None of these terms recognize the existence of a central problem of my life as a developer: the reception of external input and transforming it into native types. What Java people and Microsoft people do is expect their external data to be auto-magically transformed into natives. In my Microsoft world, we have the ‘gift’ of Server Controls (and the proxy stub for Web Services). Until the arrival of ASP.NET MVC (and JSON), my rejection of this wonderful gift from Microsoft has been met largely with suspicion and flippant disrespect. So instead of getting too angry at this, I’m going to look at the term ‘input data object’—knowing full well that someone thought of this before me but has a famous name for it I have yet to discover.

What I am calling the input data object is an object that has one responsibility: take external input and transform it into data defined by a contract.

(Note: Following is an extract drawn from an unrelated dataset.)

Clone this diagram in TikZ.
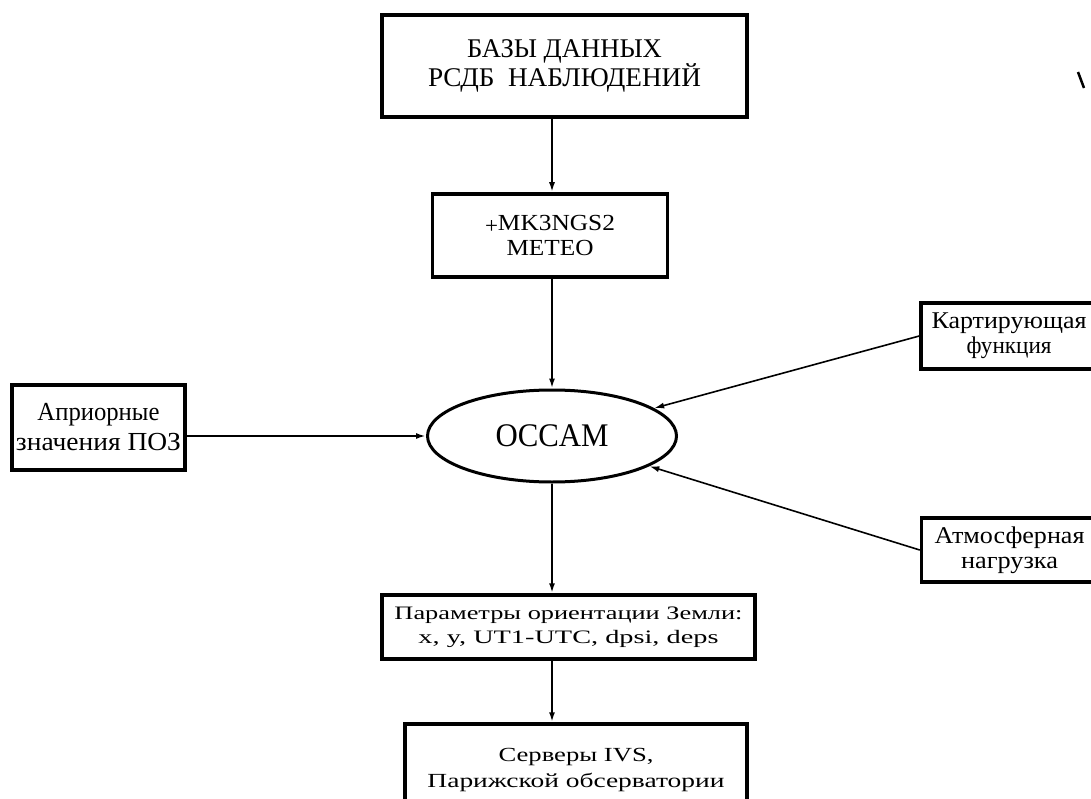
\documentclass[tikz,border=0pt]{standalone}
\usepackage{fontspec}
\setmainfont{Liberation Serif}
\usepackage{graphicx}
\usetikzlibrary{arrows.meta,shapes.geometric}
\newcommand\fw[2]{\resizebox{#1pt}{\height}{#2}}
\tikzset{
  box/.style={draw, line width=3.5pt, rectangle, inner sep=0pt, align=center},
  oval/.style={draw, line width=3pt, ellipse, inner sep=0pt, minimum width=249pt, minimum height=92pt},
  arr/.style={line width=2pt, -{Latex[length=10pt,width=6pt]}},
  tarr/.style={line width=1.6pt, -{Latex[length=10pt,width=6pt]}},
}
\begin{document}
\begin{tikzpicture}[x=1pt,y=-1pt]
\useasboundingbox (0,0) rectangle (1091,799);
\fill[white] (0,0) rectangle (1091,799);
% boxes
\node[box, minimum width=365pt, minimum height=102pt, font=\fontsize{27}{27}\selectfont] (db) at (564.5,66)
  {\fw{195}{БАЗЫ ДАННЫХ}\\ \fw{273}{РСДБ\ \ НАБЛЮДЕНИЙ}};
\node[box, minimum width=235pt, minimum height=83pt, font=\fontsize{23}{25}\selectfont] (mk) at (550,235.5)
  {\raisebox{-3pt}{+}\fw{117}{MK3NGS2}\\ \fw{87}{METEO}};
\node[oval, font=\fontsize{33}{33}\selectfont] (occam) at (552,436) {\fw{113}{OCCAM}};
\node[box, minimum width=173pt, minimum height=85pt, font=\fontsize{26}{30}\selectfont] (apr) at (98.5,427.5)
  {\fw{122}{Априорные}\\ \fw{165}{значения ПОЗ}};
\node[box, minimum width=176pt, minimum height=66pt, font=\fontsize{24}{25}\selectfont] (map) at (1009,336)
  {\fw{155}{Картирующая}\\ \fw{85}{функция}};
\node[box, minimum width=176pt, minimum height=64pt, font=\fontsize{24}{25}\selectfont] (atm) at (1009.5,550)
  {\fw{150}{Атмосферная}\\ \fw{97}{нагрузка}};
\node[box, minimum width=373pt, minimum height=64pt, font=\fontsize{19}{24}\selectfont] (eop) at (568.5,627)
  {\fw{348}{Параметры ориентации Земли:}\\ \fw{300}{x, y, UT1-UTC, dpsi, deps}};
\node[box, minimum width=342pt, minimum height=92pt, font=\fontsize{20}{25}\selectfont] (srv) at (576,770)
  {\fw{155}{Серверы IVS,}\\ \fw{297}{Парижской обсерватории}};
% connectors
\draw[arr] (db.south -| occam.north) -- (mk.north -| occam.north);
\draw[arr] (mk.south -| occam.north) -- (occam.north);
\draw[arr] (apr.east |- occam.west) -- (occam.west);
\draw[tarr] (map.west) -- (occam);
\draw[tarr] (atm.west) -- (occam);
\draw[arr] (occam.south) -- (eop.north -| occam.south);
\draw[arr] (eop.south -| occam.south) -- (srv.north -| occam.south);
% stray mark
\coordinate (m1) at (1078,72);
\coordinate (m2) at (1084,88);
\draw[line width=2.5pt] (m1) -- (m2);
\end{tikzpicture}
\end{document}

This ‘contract’ is, of course, an interface. So the presence of my input data object implies that there must a backing data transfer interface (data transfer contract). That I would actually bother to define these interfaces means that I have finally discovered that the Extract Interface command can be used to generate interfaces from classes generated by LINQ.

Now some random points:

  • I am using the term ‘input’ when the term ‘message’ might be appropriate. However, input looks to me like the superset containing the message.
  • The success of implementing the input data object concept is that all code concerned with external input is centralized. The backing data transfer interface represents the results of the work of the input data object—these results are passed to other classes, decoupled from how this work is done.
  • My use of data transfer interfaces suggests the design by contract approach (Contract-First development). I am certain that my approach here is underpowered.
  • This rather historical article is interesting: “Data Access Object (DAO) versus Object Relational Mapping (ORM)
  • Business objects are sometimes called domain objects… A business object often encapsulates all of the data and business behavior associated with the entity that it represents.” Rocky Lhotka’s CSLA Framework is the king of making such Swiss Army knives possible.
  • This idea comes to me from looking at the source code for a CodePlex.com project called KiGG.